The loan agreement was executed in the presence of the Chairman and CEO of the Railway Board, Shri Satish Kumar, along with senior officials from both organizations. The agreement was formally signed by Shri Rahul Kapoor, Director (Finance) of DFCCIL, and Ms. Deepa Kotnis, Executive Director (Finance) of IRFC.

Established in 1986 as the dedicated financing arm of Indian Railways, IRFC has played a central role in mobilising long-term funds at competitive rates to support railway infrastructure expansion. As a Navratna CPSE, IRFC has steadily diversified its financing portfolio beyond rolling stock to include projects with forward and backward linkages to the rail ecosystem. These include power generation and transmission, mining and fuel, coal logistics, warehousing, telecom, metro rail, freight corridors, ports, multimodal logistics, and allied infrastructure. The company continues to maintain a strong asset quality profile, supported by a zero non-performing asset (NPA) portfolio.

Dedicated Freight Corridor Corporation of India Limited, a wholly owned entity of the Ministry of Railways, is responsible for the development, operation, and maintenance of dedicated freight corridors across the country. These corridors are a key pillar of Indian Railways’ long-term strategy to boost freight capacity, improve logistics efficiency, and reduce congestion on passenger routes.

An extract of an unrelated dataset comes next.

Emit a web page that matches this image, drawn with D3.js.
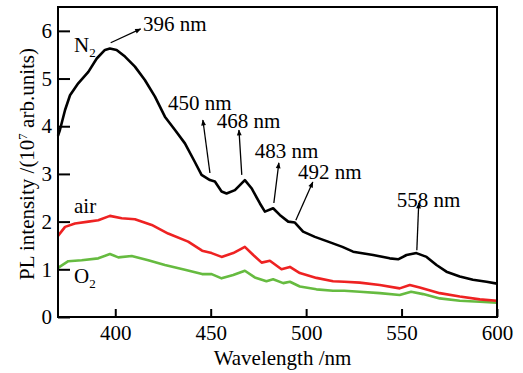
<!DOCTYPE html>
<html>
<head>
<meta charset="utf-8">
<script src="https://cdn.jsdelivr.net/npm/d3@7"></script>
</head>
<body style="margin:0; background:#fff">
<svg id="chart"></svg>
<script>
// wavelength (nm) / intensity (1e7 arb. units)
const n2Wl  = [370, 371, 373.7, 376.3, 380.6, 385.9, 390.3, 394.6, 397.2, 400.7, 405.1, 410.3, 415.5, 420.8, 426, 431.3, 436.5, 441.7, 445.2, 449.6, 452.2, 455.7, 458.3, 462.7, 467.9, 471.4, 475.8, 478.4, 482.7, 486.2, 490.6, 494.1, 498.4, 504.6, 511.5, 519, 524.6, 535.1, 543.8, 548.2, 552.6, 557.8, 563.1, 568.3, 573.5, 580.5, 587.4, 594.5, 600];
const n2Val = [3.8, 3.92, 4.34, 4.65, 4.9, 5.14, 5.42, 5.6, 5.63, 5.6, 5.46, 5.25, 4.97, 4.62, 4.2, 3.92, 3.64, 3.25, 2.98, 2.87, 2.84, 2.63, 2.59, 2.66, 2.87, 2.7, 2.38, 2.21, 2.28, 2.14, 2.0, 1.98, 1.79, 1.68, 1.58, 1.47, 1.37, 1.3, 1.23, 1.21, 1.3, 1.34, 1.26, 1.09, 0.95, 0.85, 0.78, 0.74, 0.7];

const airWl  = [370, 373.7, 378.9, 385.9, 391.1, 397.2, 403.4, 410.3, 419.1, 427.7, 438.2, 445.5, 450.5, 455.7, 461.8, 467.9, 472.3, 476.7, 481, 487.1, 491.5, 496.7, 505.4, 514.1, 520, 528.1, 538.6, 549, 554.3, 559.5, 570, 580.5, 591, 600];
const airVal = [1.7, 1.89, 1.96, 2.0, 2.03, 2.12, 2.07, 2.05, 1.93, 1.75, 1.58, 1.39, 1.34, 1.26, 1.34, 1.47, 1.3, 1.14, 1.18, 1.0, 1.05, 0.92, 0.82, 0.75, 0.74, 0.72, 0.67, 0.6, 0.67, 0.62, 0.5, 0.43, 0.37, 0.34];

const o2Wl  = [370, 375.4, 382.4, 391.1, 397.2, 401.6, 408.6, 417.3, 426, 436.5, 445.5, 450.5, 455.7, 461.8, 467.9, 473.1, 479.2, 482.7, 488, 491.5, 496.7, 505.4, 514.1, 520, 528.1, 538.6, 549, 555, 561.3, 570, 580.5, 591, 600];
const o2Val = [1.03, 1.17, 1.19, 1.23, 1.32, 1.25, 1.28, 1.19, 1.09, 0.99, 0.9, 0.9, 0.81, 0.88, 0.97, 0.83, 0.75, 0.79, 0.71, 0.74, 0.64, 0.58, 0.55, 0.55, 0.53, 0.5, 0.46, 0.53, 0.48, 0.39, 0.34, 0.32, 0.3];

const xTicks = [400, 450, 500, 550, 600];
const yTicks = [0, 1, 2, 3, 4, 5, 6];

// peak labels: text anchor and arrow tail/head, in data units
const peakLabels = ["396 nm", "450 nm", "468 nm", "483 nm", "492 nm", "558 nm"];
const peakTextAt = [[414.5, 6.0], [427.6, 4.34], [453.2, 3.96], [473.1, 3.33], [495.7, 2.89], [547.5, 2.31]];
const peakArrowFrom = [[397.6, 5.75], [449.6, 3.02], [466.3, 2.98], [483.1, 2.39], [494.6, 2.03], [558, 1.4]];
const peakArrowTo = [[413.3, 6.04], [445.9, 4.13], [464.8, 3.92], [485.7, 3.23], [503.5, 2.83], [559, 2.39]];

const FONT = "Liberation Serif";
const W = 523, H = 373;
const margin = {top: 7, right: 26, bottom: 56, left: 58};
const width = W - margin.left - margin.right;
const height = H - margin.top - margin.bottom;

const svg = d3.select("#chart").attr("width", W).attr("height", H)
    .attr("font-family", FONT);

svg.append("defs").append("marker")
    .attr("id", "arrow")
    .attr("viewBox", "0 0 10 10")
    .attr("refX", 9).attr("refY", 5)
    .attr("markerWidth", 9).attr("markerHeight", 6)
    .attr("markerUnits", "userSpaceOnUse")
    .attr("orient", "auto")
  .append("path")
    .attr("d", "M0,1 L10,5 L0,9 Z")
    .attr("fill", "#000");

const g = svg.append("g").attr("transform", `translate(${margin.left},${margin.top})`);

const x = d3.scaleLinear().domain([370, 600]).range([0, width]);
const y = d3.scaleLinear().domain([0, 6.5]).range([height, 0]);

const line = d3.line().x(d => x(d[0])).y(d => y(d[1]));

const series = [
  {wl: o2Wl, val: o2Val, color: "#66bb40"},
  {wl: airWl, val: airVal, color: "#ee2222"},
  {wl: n2Wl, val: n2Val, color: "#000000"}
];

g.selectAll(".curve")
  .data(series)
  .join("path")
    .attr("class", "curve")
    .attr("d", s => line(s.wl.map((w, i) => [w, s.val[i]])))
    .attr("fill", "none")
    .attr("stroke", s => s.color)
    .attr("stroke-width", 2.6)
    .attr("stroke-linejoin", "round");

// axes, ticks pointing inward
const xAxis = g.append("g")
    .attr("transform", `translate(0,${height})`)
    .call(d3.axisBottom(x).tickValues(xTicks).tickFormat(d3.format("d")).tickSize(-8).tickPadding(8));
const yAxis = g.append("g")
    .call(d3.axisLeft(y).tickValues(yTicks).tickFormat(d3.format("d")).tickSize(-12).tickPadding(6));

[xAxis, yAxis].forEach(a => {
  a.attr("font-family", FONT).attr("font-size", 21);
  a.select(".domain").remove();
  a.selectAll("line").attr("stroke", "#000").attr("stroke-width", 2);
  a.selectAll("text").attr("fill", "#000");
});

g.append("rect")
    .attr("width", width).attr("height", height)
    .attr("fill", "none").attr("stroke", "#000").attr("stroke-width", 2);

// axis titles
svg.append("text")
    .attr("x", margin.left + width / 2 + 5).attr("y", 365)
    .attr("text-anchor", "middle").attr("font-size", 21)
    .text("Wavelength /nm");

const yt = svg.append("text")
    .attr("transform", `translate(34,${margin.top + height / 2 + 2}) rotate(-90)`)
    .attr("text-anchor", "middle").attr("font-size", 21);
yt.append("tspan").text("PL intensity /(10");
yt.append("tspan").attr("dy", -7).attr("font-size", 13).text("7");
yt.append("tspan").attr("dy", 7).text(" arb.units)");

// peak annotations
g.selectAll(".peak-arrow")
  .data(peakLabels)
  .join("line")
    .attr("class", "peak-arrow")
    .attr("x1", (d, i) => x(peakArrowFrom[i][0])).attr("y1", (d, i) => y(peakArrowFrom[i][1]))
    .attr("x2", (d, i) => x(peakArrowTo[i][0])).attr("y2", (d, i) => y(peakArrowTo[i][1]))
    .attr("stroke", "#000").attr("stroke-width", 1.3)
    .attr("marker-end", "url(#arrow)");

g.selectAll(".peak-label")
  .data(peakLabels)
  .join("text")
    .attr("class", "peak-label")
    .attr("x", (d, i) => x(peakTextAt[i][0])).attr("y", (d, i) => y(peakTextAt[i][1]))
    .attr("font-size", 21)
    .text(d => d);

// gas labels
function gasLabel(wl, v, main, sub) {
  const t = g.append("text").attr("x", x(wl)).attr("y", y(v)).attr("font-size", 21);
  t.append("tspan").text(main);
  if (sub) t.append("tspan").attr("dy", 5).attr("font-size", 13).text(sub);
}
gasLabel(378.4, 5.56, "N", "2");
gasLabel(378.4, 2.18, "air");
gasLabel(378.4, 0.71, "O", "2");
</script>
</body>
</html>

By refinancing its existing IBRD loans through rupee-denominated funding, DFCCIL stands to gain multiple financial advantages. The shift reduces exposure to foreign exchange volatility, improves predictability in debt servicing, and aligns long-term liabilities more closely with rupee-based revenue streams. This is expected to enhance overall cash flow management and financial stability for the project.

The Eastern Dedicated Freight Corridor is a flagship national infrastructure project aimed at transforming freight transportation in India. Once fully operational, it is expected to significantly reduce transit times, decongest existing rail lines, lower logistics costs, and support industrial and economic growth across northern and eastern India.